-- Exercise directions --
Output every line of the material exactly, omitting images.
>> Start
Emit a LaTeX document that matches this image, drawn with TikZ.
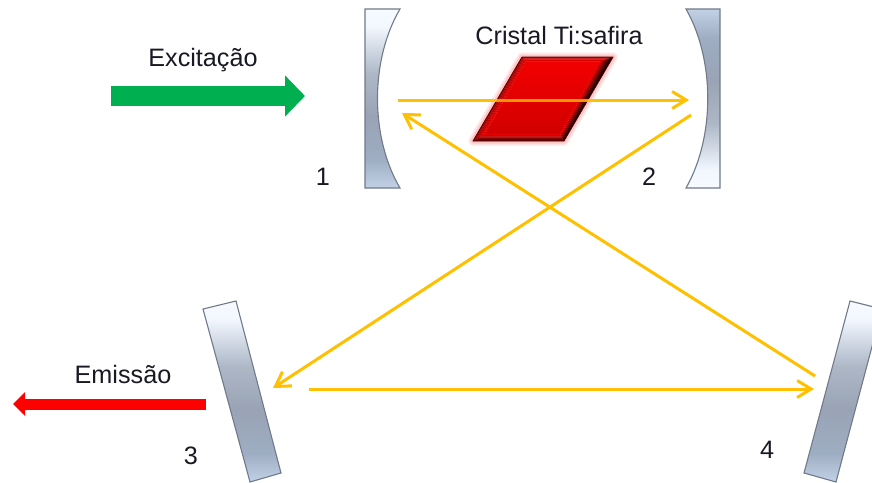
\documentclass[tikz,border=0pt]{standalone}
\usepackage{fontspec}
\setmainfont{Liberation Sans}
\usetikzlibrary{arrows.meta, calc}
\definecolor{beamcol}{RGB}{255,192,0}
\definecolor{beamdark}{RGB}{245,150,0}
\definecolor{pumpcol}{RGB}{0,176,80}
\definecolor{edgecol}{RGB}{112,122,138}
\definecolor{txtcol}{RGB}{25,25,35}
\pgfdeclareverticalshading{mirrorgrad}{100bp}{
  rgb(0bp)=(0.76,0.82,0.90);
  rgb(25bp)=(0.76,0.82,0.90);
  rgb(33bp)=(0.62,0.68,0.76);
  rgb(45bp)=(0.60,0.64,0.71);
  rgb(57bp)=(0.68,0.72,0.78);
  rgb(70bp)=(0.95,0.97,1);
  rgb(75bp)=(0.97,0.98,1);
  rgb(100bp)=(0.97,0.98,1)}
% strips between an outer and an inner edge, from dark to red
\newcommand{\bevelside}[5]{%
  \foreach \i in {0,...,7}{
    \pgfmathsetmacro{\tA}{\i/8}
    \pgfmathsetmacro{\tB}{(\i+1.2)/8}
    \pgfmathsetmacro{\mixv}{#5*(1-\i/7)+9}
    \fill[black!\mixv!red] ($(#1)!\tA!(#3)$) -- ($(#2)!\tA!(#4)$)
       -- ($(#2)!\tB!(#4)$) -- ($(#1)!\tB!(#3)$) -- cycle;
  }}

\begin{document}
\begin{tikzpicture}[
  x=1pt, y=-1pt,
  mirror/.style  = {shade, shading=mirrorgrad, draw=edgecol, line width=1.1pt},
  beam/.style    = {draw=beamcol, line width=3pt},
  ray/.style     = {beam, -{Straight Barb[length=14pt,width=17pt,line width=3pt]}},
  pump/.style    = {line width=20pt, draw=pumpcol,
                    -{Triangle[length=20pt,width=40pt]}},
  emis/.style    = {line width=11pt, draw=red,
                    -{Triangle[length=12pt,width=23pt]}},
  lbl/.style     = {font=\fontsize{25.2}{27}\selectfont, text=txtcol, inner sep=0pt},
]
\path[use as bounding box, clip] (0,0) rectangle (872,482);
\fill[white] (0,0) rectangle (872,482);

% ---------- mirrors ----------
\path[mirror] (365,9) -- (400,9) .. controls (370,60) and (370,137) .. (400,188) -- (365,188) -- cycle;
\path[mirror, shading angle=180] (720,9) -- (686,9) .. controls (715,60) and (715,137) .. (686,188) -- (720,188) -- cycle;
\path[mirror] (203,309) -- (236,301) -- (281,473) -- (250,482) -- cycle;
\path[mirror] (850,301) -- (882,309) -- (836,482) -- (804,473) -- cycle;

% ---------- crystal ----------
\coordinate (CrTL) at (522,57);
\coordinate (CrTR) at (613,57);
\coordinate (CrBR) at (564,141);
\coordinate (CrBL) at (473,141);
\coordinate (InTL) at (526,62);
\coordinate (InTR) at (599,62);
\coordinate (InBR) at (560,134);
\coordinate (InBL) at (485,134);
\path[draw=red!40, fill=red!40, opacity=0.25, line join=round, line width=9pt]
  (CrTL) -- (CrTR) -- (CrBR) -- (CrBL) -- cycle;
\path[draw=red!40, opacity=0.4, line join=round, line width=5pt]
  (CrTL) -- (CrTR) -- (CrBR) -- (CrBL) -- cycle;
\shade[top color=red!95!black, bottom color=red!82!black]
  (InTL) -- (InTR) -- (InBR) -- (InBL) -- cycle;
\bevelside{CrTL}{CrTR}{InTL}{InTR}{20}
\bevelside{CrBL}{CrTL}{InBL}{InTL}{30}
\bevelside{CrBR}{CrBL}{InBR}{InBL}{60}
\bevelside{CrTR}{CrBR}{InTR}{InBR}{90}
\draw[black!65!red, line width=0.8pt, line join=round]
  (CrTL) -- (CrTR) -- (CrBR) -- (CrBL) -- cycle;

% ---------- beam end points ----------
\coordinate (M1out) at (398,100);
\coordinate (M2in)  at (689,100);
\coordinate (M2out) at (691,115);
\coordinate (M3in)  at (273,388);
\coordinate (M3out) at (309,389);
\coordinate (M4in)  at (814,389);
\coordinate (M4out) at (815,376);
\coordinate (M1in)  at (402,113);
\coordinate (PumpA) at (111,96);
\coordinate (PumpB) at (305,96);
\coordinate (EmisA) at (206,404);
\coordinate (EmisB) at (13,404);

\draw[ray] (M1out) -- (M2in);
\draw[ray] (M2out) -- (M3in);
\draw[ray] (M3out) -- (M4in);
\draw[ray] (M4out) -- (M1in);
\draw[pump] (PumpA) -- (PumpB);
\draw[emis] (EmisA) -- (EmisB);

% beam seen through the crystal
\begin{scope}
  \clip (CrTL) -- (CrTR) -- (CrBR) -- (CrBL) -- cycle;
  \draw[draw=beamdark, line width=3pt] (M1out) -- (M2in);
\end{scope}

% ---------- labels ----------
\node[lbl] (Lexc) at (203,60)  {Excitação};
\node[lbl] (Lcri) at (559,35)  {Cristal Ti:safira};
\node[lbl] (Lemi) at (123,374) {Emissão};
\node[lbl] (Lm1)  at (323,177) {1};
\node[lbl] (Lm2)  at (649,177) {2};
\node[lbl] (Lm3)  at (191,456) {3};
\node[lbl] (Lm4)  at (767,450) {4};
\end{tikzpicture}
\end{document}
>> End
-- Task solution --
Emit a LaTeX document that matches this image, drawn with TikZ.
\documentclass[tikz,border=0pt]{standalone}
\usepackage{fontspec}
\setmainfont{Liberation Sans}
\usetikzlibrary{arrows.meta, calc}
\definecolor{beamcol}{RGB}{255,192,0}
\definecolor{beamdark}{RGB}{245,150,0}
\definecolor{pumpcol}{RGB}{0,176,80}
\definecolor{edgecol}{RGB}{112,122,138}
\definecolor{txtcol}{RGB}{25,25,35}
\pgfdeclareverticalshading{mirrorgrad}{100bp}{
  rgb(0bp)=(0.76,0.82,0.90);
  rgb(25bp)=(0.76,0.82,0.90);
  rgb(33bp)=(0.62,0.68,0.76);
  rgb(45bp)=(0.60,0.64,0.71);
  rgb(57bp)=(0.68,0.72,0.78);
  rgb(70bp)=(0.95,0.97,1);
  rgb(75bp)=(0.97,0.98,1);
  rgb(100bp)=(0.97,0.98,1)}
% strips between an outer and an inner edge, from dark to red
\newcommand{\bevelside}[5]{%
  \foreach \i in {0,...,7}{
    \pgfmathsetmacro{\tA}{\i/8}
    \pgfmathsetmacro{\tB}{(\i+1.2)/8}
    \pgfmathsetmacro{\mixv}{#5*(1-\i/7)+9}
    \fill[black!\mixv!red] ($(#1)!\tA!(#3)$) -- ($(#2)!\tA!(#4)$)
       -- ($(#2)!\tB!(#4)$) -- ($(#1)!\tB!(#3)$) -- cycle;
  }}

\begin{document}
\begin{tikzpicture}[
  x=1pt, y=-1pt,
  mirror/.style  = {shade, shading=mirrorgrad, draw=edgecol, line width=1.1pt},
  beam/.style    = {draw=beamcol, line width=3pt},
  ray/.style     = {beam, -{Straight Barb[length=14pt,width=17pt,line width=3pt]}},
  pump/.style    = {line width=20pt, draw=pumpcol,
                    -{Triangle[length=20pt,width=40pt]}},
  emis/.style    = {line width=11pt, draw=red,
                    -{Triangle[length=12pt,width=23pt]}},
  lbl/.style     = {font=\fontsize{25.2}{27}\selectfont, text=txtcol, inner sep=0pt},
]
\path[use as bounding box, clip] (0,0) rectangle (872,482);
\fill[white] (0,0) rectangle (872,482);

% ---------- mirrors ----------
\path[mirror] (365,9) -- (400,9) .. controls (370,60) and (370,137) .. (400,188) -- (365,188) -- cycle;
\path[mirror, shading angle=180] (720,9) -- (686,9) .. controls (715,60) and (715,137) .. (686,188) -- (720,188) -- cycle;
\path[mirror] (203,309) -- (236,301) -- (281,473) -- (250,482) -- cycle;
\path[mirror] (850,301) -- (882,309) -- (836,482) -- (804,473) -- cycle;

% ---------- crystal ----------
\coordinate (CrTL) at (522,57);
\coordinate (CrTR) at (613,57);
\coordinate (CrBR) at (564,141);
\coordinate (CrBL) at (473,141);
\coordinate (InTL) at (526,62);
\coordinate (InTR) at (599,62);
\coordinate (InBR) at (560,134);
\coordinate (InBL) at (485,134);
\path[draw=red!40, fill=red!40, opacity=0.25, line join=round, line width=9pt]
  (CrTL) -- (CrTR) -- (CrBR) -- (CrBL) -- cycle;
\path[draw=red!40, opacity=0.4, line join=round, line width=5pt]
  (CrTL) -- (CrTR) -- (CrBR) -- (CrBL) -- cycle;
\shade[top color=red!95!black, bottom color=red!82!black]
  (InTL) -- (InTR) -- (InBR) -- (InBL) -- cycle;
\bevelside{CrTL}{CrTR}{InTL}{InTR}{20}
\bevelside{CrBL}{CrTL}{InBL}{InTL}{30}
\bevelside{CrBR}{CrBL}{InBR}{InBL}{60}
\bevelside{CrTR}{CrBR}{InTR}{InBR}{90}
\draw[black!65!red, line width=0.8pt, line join=round]
  (CrTL) -- (CrTR) -- (CrBR) -- (CrBL) -- cycle;

% ---------- beam end points ----------
\coordinate (M1out) at (398,100);
\coordinate (M2in)  at (689,100);
\coordinate (M2out) at (691,115);
\coordinate (M3in)  at (273,388);
\coordinate (M3out) at (309,389);
\coordinate (M4in)  at (814,389);
\coordinate (M4out) at (815,376);
\coordinate (M1in)  at (402,113);
\coordinate (PumpA) at (111,96);
\coordinate (PumpB) at (305,96);
\coordinate (EmisA) at (206,404);
\coordinate (EmisB) at (13,404);

\draw[ray] (M1out) -- (M2in);
\draw[ray] (M2out) -- (M3in);
\draw[ray] (M3out) -- (M4in);
\draw[ray] (M4out) -- (M1in);
\draw[pump] (PumpA) -- (PumpB);
\draw[emis] (EmisA) -- (EmisB);

% beam seen through the crystal
\begin{scope}
  \clip (CrTL) -- (CrTR) -- (CrBR) -- (CrBL) -- cycle;
  \draw[draw=beamdark, line width=3pt] (M1out) -- (M2in);
\end{scope}

% ---------- labels ----------
\node[lbl] (Lexc) at (203,60)  {Excitação};
\node[lbl] (Lcri) at (559,35)  {Cristal Ti:safira};
\node[lbl] (Lemi) at (123,374) {Emissão};
\node[lbl] (Lm1)  at (323,177) {1};
\node[lbl] (Lm2)  at (649,177) {2};
\node[lbl] (Lm3)  at (191,456) {3};
\node[lbl] (Lm4)  at (767,450) {4};
\end{tikzpicture}
\end{document}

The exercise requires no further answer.